SUPPLIED INFORMATION

· · · · · · ·

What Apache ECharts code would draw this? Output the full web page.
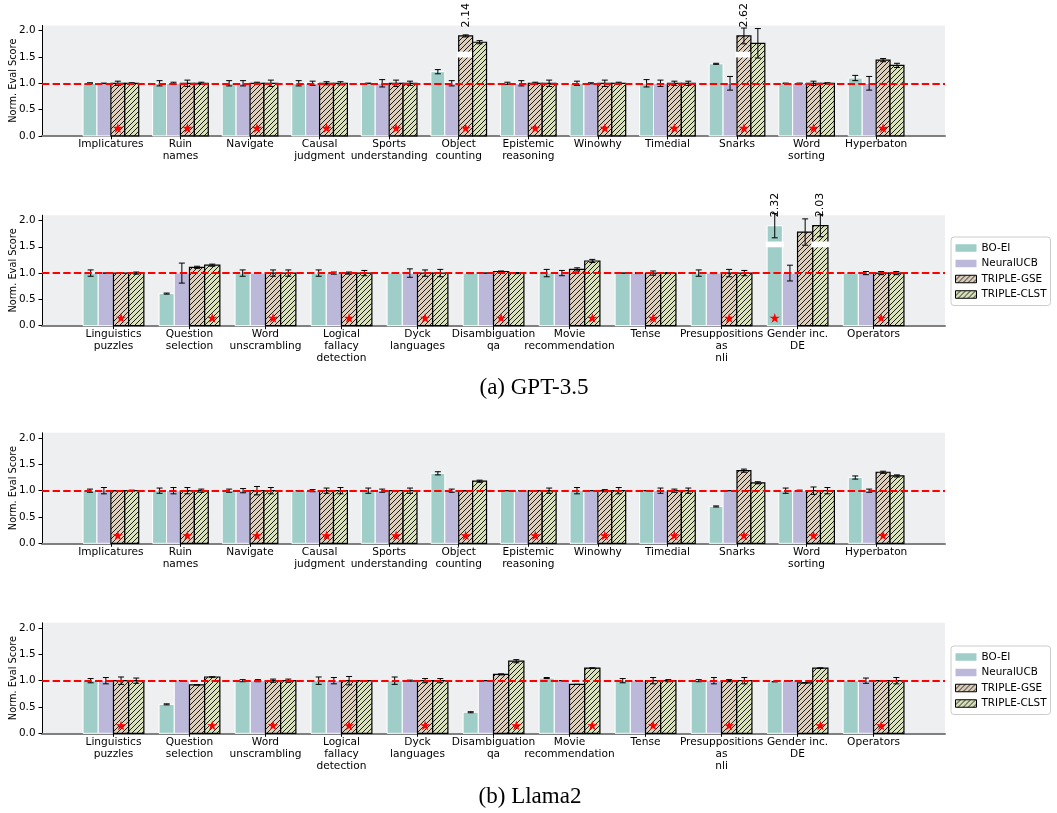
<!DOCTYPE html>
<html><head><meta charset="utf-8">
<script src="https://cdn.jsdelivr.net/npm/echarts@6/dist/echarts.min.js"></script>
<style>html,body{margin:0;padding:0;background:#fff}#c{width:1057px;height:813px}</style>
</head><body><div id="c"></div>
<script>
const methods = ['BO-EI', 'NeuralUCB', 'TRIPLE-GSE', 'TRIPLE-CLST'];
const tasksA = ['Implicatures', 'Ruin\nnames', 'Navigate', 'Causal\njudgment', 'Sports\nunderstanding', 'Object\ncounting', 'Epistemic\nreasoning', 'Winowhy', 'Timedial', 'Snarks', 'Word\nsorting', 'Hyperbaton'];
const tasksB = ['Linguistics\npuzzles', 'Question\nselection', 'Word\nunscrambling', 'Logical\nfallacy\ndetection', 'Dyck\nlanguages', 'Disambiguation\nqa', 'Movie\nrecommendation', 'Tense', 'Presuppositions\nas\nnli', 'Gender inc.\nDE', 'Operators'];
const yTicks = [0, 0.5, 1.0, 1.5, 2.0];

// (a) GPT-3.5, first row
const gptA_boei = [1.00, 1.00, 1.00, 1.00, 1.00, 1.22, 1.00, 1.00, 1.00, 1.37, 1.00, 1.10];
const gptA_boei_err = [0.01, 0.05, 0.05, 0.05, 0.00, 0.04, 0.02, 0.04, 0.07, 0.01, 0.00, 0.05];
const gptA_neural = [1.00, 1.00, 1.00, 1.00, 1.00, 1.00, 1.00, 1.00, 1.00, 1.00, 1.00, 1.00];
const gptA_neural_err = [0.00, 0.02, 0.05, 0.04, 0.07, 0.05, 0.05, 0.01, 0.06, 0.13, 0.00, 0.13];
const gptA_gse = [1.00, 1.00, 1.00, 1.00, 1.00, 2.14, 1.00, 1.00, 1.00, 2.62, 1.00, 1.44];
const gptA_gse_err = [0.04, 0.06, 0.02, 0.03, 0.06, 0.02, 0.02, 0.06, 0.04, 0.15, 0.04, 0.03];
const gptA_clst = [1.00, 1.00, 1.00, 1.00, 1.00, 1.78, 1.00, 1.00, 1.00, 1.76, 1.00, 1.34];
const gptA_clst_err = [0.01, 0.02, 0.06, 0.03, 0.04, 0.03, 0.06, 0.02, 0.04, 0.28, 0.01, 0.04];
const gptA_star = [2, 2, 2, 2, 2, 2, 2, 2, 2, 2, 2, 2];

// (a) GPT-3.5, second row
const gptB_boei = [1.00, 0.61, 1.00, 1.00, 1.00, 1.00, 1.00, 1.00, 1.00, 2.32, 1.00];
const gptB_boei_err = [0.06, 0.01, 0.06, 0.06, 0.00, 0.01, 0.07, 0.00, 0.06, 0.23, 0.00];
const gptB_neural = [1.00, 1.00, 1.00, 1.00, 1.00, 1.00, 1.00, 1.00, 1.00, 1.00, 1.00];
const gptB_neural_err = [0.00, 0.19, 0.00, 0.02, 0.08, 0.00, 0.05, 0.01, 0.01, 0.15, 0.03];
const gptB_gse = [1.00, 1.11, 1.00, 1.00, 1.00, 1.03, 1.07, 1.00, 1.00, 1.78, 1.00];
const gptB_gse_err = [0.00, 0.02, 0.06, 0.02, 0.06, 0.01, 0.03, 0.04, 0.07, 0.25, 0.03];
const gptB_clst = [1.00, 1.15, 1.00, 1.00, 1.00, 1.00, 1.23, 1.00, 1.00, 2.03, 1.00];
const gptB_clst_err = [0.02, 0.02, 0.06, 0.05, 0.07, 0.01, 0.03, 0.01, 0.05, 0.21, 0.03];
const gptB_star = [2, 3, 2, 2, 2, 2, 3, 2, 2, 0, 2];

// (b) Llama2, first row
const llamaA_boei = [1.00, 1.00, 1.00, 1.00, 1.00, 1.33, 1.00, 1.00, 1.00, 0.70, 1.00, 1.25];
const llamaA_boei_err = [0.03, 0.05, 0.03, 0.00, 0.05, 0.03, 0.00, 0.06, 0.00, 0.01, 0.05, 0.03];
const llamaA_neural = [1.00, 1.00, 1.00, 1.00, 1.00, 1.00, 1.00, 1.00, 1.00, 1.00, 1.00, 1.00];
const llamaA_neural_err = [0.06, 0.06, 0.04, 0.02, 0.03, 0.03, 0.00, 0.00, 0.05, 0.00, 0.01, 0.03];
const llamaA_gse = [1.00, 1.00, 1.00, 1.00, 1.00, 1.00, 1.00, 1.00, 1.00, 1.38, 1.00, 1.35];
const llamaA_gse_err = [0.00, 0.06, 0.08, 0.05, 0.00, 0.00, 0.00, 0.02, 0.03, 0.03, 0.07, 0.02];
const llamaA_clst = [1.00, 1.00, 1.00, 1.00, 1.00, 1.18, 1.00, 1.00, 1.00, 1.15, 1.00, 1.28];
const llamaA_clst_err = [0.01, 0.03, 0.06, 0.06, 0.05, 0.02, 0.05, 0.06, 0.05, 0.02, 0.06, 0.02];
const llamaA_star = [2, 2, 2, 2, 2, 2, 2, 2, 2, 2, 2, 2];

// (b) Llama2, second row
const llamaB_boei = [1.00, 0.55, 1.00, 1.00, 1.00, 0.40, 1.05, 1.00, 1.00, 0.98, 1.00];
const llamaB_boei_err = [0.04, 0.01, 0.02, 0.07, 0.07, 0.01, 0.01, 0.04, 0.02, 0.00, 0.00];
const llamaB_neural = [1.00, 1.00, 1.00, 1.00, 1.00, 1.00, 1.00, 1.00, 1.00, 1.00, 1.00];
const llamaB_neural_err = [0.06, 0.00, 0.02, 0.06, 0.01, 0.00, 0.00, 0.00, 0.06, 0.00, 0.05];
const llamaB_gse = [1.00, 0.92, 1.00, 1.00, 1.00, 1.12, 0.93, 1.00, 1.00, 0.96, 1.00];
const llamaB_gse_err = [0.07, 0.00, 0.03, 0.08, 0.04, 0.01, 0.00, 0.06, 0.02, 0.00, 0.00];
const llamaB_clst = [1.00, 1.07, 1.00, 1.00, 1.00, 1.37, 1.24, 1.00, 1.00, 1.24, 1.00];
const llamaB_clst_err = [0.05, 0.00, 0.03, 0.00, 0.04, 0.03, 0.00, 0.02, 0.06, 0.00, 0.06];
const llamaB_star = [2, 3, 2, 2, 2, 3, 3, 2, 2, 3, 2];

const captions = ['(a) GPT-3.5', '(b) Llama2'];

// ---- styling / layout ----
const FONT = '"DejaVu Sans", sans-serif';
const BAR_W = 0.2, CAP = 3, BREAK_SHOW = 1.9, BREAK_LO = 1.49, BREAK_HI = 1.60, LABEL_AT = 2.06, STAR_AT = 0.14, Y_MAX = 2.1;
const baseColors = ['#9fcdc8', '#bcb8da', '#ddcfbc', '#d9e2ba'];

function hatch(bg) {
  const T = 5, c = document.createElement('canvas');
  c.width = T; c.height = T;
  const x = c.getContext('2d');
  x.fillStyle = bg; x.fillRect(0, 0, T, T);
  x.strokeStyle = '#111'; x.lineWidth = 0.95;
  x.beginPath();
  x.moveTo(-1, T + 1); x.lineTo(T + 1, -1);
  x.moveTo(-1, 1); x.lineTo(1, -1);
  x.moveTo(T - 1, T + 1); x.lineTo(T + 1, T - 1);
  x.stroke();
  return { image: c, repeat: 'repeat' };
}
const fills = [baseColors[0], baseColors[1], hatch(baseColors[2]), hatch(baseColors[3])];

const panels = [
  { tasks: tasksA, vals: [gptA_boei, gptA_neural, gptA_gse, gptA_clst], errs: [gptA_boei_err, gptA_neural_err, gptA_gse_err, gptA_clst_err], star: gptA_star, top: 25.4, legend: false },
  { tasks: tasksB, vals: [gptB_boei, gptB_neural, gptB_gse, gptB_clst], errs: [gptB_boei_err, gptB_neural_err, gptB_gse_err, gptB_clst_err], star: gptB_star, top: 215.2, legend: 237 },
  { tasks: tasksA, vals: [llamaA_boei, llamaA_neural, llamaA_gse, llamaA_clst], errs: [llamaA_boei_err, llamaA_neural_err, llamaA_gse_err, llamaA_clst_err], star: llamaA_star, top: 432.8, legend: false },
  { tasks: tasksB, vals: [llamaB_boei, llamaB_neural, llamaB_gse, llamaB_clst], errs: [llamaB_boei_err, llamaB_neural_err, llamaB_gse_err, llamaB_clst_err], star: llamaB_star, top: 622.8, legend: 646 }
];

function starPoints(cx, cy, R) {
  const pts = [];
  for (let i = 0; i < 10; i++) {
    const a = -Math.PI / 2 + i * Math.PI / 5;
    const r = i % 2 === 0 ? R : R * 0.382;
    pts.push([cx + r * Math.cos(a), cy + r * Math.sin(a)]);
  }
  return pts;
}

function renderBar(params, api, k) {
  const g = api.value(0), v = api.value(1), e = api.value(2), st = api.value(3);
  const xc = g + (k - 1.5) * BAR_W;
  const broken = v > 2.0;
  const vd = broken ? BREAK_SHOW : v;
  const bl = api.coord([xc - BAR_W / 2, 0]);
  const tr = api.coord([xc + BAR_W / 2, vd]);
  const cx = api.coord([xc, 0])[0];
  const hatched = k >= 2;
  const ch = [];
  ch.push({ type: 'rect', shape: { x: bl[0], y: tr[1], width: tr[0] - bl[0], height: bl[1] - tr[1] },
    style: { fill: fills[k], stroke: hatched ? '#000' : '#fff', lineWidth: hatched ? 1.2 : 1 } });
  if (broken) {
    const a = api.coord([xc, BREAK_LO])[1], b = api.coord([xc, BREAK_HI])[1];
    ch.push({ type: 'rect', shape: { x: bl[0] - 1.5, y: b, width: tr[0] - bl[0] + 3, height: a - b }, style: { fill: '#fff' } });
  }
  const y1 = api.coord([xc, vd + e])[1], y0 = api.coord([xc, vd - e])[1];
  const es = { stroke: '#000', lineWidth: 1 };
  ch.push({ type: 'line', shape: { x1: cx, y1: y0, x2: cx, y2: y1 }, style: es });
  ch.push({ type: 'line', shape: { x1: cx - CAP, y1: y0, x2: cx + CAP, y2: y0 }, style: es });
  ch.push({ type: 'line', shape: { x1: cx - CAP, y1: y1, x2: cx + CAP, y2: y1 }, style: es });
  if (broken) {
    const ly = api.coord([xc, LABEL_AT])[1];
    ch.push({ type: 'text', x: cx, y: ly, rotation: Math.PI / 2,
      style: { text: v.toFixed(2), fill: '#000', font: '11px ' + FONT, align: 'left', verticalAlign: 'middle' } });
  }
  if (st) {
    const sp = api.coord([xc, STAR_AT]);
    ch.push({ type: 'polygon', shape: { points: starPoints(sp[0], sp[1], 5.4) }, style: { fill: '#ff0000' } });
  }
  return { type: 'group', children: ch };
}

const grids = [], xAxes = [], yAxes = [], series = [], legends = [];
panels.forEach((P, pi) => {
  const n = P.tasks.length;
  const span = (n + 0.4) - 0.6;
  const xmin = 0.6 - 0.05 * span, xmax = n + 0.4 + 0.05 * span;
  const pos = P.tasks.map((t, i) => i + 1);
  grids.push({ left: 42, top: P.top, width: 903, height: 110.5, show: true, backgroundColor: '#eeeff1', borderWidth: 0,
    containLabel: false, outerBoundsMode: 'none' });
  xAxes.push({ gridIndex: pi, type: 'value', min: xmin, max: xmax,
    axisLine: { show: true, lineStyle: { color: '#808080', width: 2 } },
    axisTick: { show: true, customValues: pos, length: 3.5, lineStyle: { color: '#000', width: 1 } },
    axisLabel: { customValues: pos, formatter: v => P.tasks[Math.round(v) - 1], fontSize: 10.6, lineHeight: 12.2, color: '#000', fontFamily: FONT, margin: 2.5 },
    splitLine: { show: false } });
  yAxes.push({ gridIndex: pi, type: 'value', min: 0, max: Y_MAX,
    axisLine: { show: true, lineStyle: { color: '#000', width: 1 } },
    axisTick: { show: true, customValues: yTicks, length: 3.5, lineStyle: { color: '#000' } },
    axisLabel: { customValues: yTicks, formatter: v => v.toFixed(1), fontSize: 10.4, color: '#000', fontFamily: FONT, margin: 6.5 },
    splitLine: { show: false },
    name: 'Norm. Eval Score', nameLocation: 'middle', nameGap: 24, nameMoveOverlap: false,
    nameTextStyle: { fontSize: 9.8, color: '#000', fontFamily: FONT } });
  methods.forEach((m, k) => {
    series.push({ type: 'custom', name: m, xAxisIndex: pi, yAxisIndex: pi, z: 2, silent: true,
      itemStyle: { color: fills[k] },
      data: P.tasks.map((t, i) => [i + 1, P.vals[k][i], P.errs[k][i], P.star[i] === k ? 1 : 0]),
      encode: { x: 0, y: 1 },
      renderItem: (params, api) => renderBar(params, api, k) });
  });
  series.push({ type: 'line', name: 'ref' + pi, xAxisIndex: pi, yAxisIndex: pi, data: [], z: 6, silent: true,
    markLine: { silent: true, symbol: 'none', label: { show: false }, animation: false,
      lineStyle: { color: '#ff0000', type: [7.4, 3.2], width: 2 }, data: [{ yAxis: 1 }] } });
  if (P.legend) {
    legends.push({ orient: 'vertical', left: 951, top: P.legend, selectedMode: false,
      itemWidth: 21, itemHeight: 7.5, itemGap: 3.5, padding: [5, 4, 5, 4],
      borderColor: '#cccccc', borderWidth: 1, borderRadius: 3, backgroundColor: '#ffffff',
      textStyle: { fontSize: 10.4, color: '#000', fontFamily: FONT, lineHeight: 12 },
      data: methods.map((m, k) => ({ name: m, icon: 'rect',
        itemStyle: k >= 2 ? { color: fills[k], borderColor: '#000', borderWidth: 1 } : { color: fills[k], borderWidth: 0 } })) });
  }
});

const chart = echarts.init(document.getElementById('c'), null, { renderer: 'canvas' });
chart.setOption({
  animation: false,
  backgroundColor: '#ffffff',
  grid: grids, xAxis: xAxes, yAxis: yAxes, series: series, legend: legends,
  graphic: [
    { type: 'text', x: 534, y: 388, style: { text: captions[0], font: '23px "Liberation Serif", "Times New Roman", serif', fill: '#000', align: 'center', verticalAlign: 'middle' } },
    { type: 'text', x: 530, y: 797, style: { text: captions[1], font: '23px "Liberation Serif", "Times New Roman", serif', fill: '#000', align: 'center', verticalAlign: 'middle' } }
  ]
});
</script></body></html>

· · · · · · ·

INSTRUCTIONS TO FOLLOW
Look at the listing and set down only the lines from its start through the line with "const yTicks = [0, 0.5, 1.0, 1.5, 2.0];", word for word and without pictures.

COMPLETE ANSWER
What Apache ECharts code would draw this? Output the full web page.
<!DOCTYPE html>
<html><head><meta charset="utf-8">
<script src="https://cdn.jsdelivr.net/npm/echarts@6/dist/echarts.min.js"></script>
<style>html,body{margin:0;padding:0;background:#fff}#c{width:1057px;height:813px}</style>
</head><body><div id="c"></div>
<script>
const methods = ['BO-EI', 'NeuralUCB', 'TRIPLE-GSE', 'TRIPLE-CLST'];
const tasksA = ['Implicatures', 'Ruin\nnames', 'Navigate', 'Causal\njudgment', 'Sports\nunderstanding', 'Object\ncounting', 'Epistemic\nreasoning', 'Winowhy', 'Timedial', 'Snarks', 'Word\nsorting', 'Hyperbaton'];
const tasksB = ['Linguistics\npuzzles', 'Question\nselection', 'Word\nunscrambling', 'Logical\nfallacy\ndetection', 'Dyck\nlanguages', 'Disambiguation\nqa', 'Movie\nrecommendation', 'Tense', 'Presuppositions\nas\nnli', 'Gender inc.\nDE', 'Operators'];
const yTicks = [0, 0.5, 1.0, 1.5, 2.0];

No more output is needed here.